Multiple news outlets reported late Thursday that Meyer has not finalized his star player's change in positions, mainly because he supposedly hasn't seen him play wide receiver.

"We won't know enough until practice starts how we can use him and what he can do," Meyer told Cleveland.com's Doug Lesmerises. "I just don't know. He's a great athlete, but he's never caught a pass for us."

"I haven’t made those decisions yet,” Meyer said to Bill Rabinowitz of the Columbus Dispatch. “It seems like it’s a little bit jumping the gun. Braxton came to see me. ... He’s been talking to me about it. We’ve been working at it. But I’m not ready to say exactly how we’re going to use him yet.”

Meyer's statements are probably because of where we are in the calendar. Coaches cannot work with players until fall camp begins in a few weeks, so he's claiming to not have really seen Miller run routes or catch passes in traffic against defenses.


Making a switch to a position you didn't grow up playing is going to take quite the learning curve, but Miller is athletic and determined enough to try and make it happen. He told Thamel he plans to spend 80 percent of his time in camp with the wide receivers and the other 20 percent at quarterback.

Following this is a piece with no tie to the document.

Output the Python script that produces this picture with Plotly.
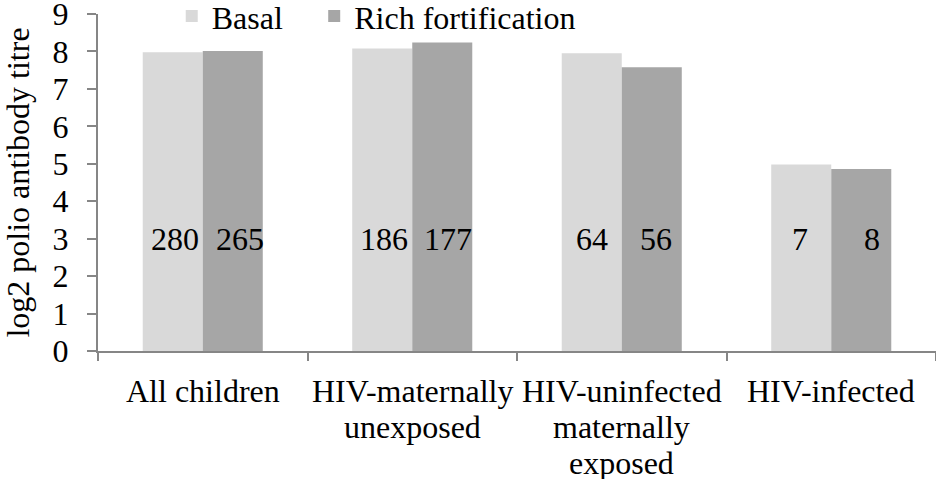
import plotly.graph_objects as go

categories = ["All children", "HIV-maternally unexposed",
              "HIV-uninfected maternally exposed", "HIV-infected"]
category_lines = [["All children"],
                  ["HIV-maternally", "unexposed"],
                  ["HIV-uninfected", "maternally", "exposed"],
                  ["HIV-infected"]]
basal = [7.98, 8.08, 7.95, 4.98]
rich = [8.01, 8.24, 7.58, 4.86]
n_basal = ["280", "186", "64", "7"]
n_rich = ["265", "177", "56", "8"]
label_y = 3
# small per-label horizontal nudges seen in the reference (px)
nudge_basal = [2, 2, 0, -1]
nudge_rich = [7, 6, 4, 11]

FONT = "Liberation Serif"
AXIS = "#868686"
FS = 32

fig = go.Figure()
fig.add_trace(go.Bar(name="Basal", x=categories, y=basal, legend="legend",
                     marker=dict(color="#d9d9d9", line=dict(width=0))))
fig.add_trace(go.Bar(name="Rich fortification", x=categories, y=rich, legend="legend2",
                     marker=dict(color="#a6a6a6", line=dict(width=0))))

annotations = []
for i, c in enumerate(categories):
    annotations.append(dict(x=c, y=label_y, xref="x", yref="y", text=n_basal[i],
                            showarrow=False, xshift=-30 + nudge_basal[i],
                            font=dict(family=FONT, size=FS, color="black")))
    annotations.append(dict(x=c, y=label_y, xref="x", yref="y", text=n_rich[i],
                            showarrow=False, xshift=30 + nudge_rich[i],
                            font=dict(family=FONT, size=FS, color="black")))
    # category label, one line at a time (Excel-like line spacing)
    for k, line in enumerate(category_lines[i]):
        annotations.append(dict(x=c, y=0, xref="x", yref="y", text=line,
                                showarrow=False, yanchor="middle", xanchor="center",
                                yshift=-40 - 36 * k,
                                font=dict(family=FONT, size=FS, color="black")))

legend_common = dict(orientation="h", xanchor="left", yref="container",
                     y=0.966, yanchor="middle",
                     font=dict(family=FONT, size=FS, color="black"),
                     bgcolor="rgba(0,0,0,0)")

fig.update_layout(
    width=936, height=479,
    margin=dict(l=98, r=0, t=14, b=128, autoexpand=False),
    paper_bgcolor="white", plot_bgcolor="white",
    barmode="group", bargap=0.427, bargroupgap=0,
    font=dict(family=FONT, size=FS, color="black"),
    showlegend=True,
    legend=dict(x=0.088, **legend_common),
    legend2=dict(x=0.258, **legend_common),
    annotations=annotations,
    xaxis=dict(showline=True, linecolor=AXIS, linewidth=2,
               ticks="outside", tickson="boundaries", ticklen=8, tickcolor=AXIS,
               tickwidth=2, showgrid=False, showticklabels=False),
    yaxis=dict(range=[0, 9], dtick=1, showline=True, linecolor=AXIS, linewidth=2,
               ticks="outside", ticklen=9, tickcolor=AXIS, tickwidth=2,
               showgrid=False, zeroline=False, ticklabelstandoff=12,
               ticklabeloverflow="allow",
               tickfont=dict(family=FONT, size=FS, color="black"),
               title=dict(text="log2 polio antibody titre", standoff=14,
                          font=dict(family=FONT, size=FS, color="black"))),
)

fig.write_html("out.html", config={"displayModeBar": False},
               post_script="document.body.style.margin='0';")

“Braxton Miller can play wide receiver as long as he wants to play it,” Ohio State receivers coach Zach Smith told Thamel. “His speed, strength, talent, commitment and, really, lifestyle will allow him to be like Joey Galloway. It’s going to be a matter of how quickly he grows into the position, but the sky is the limit for him.”

While the conflicting reports are out there that the man in charge isn't 100 percent sold on the idea of moving Miller to wide receiver or H-back, the redshirt senior's disclosure to SI is pretty telling.

There's a good chance Miller enters camp still working with the quarterbacks before he ultimately deciding his shoulder isn't where it needs to be to properly compete for the starting position. If that's the case, the Buckeyes undoubtedly will welcome his skills on the edge and elsewhere.

Either way, it looks like he's been preparing himself for this for a while now and if it comes to fruition, one leg of the quarterback quandary is put to rest and Ohio State's offense just added another whole page of interesting possibilities.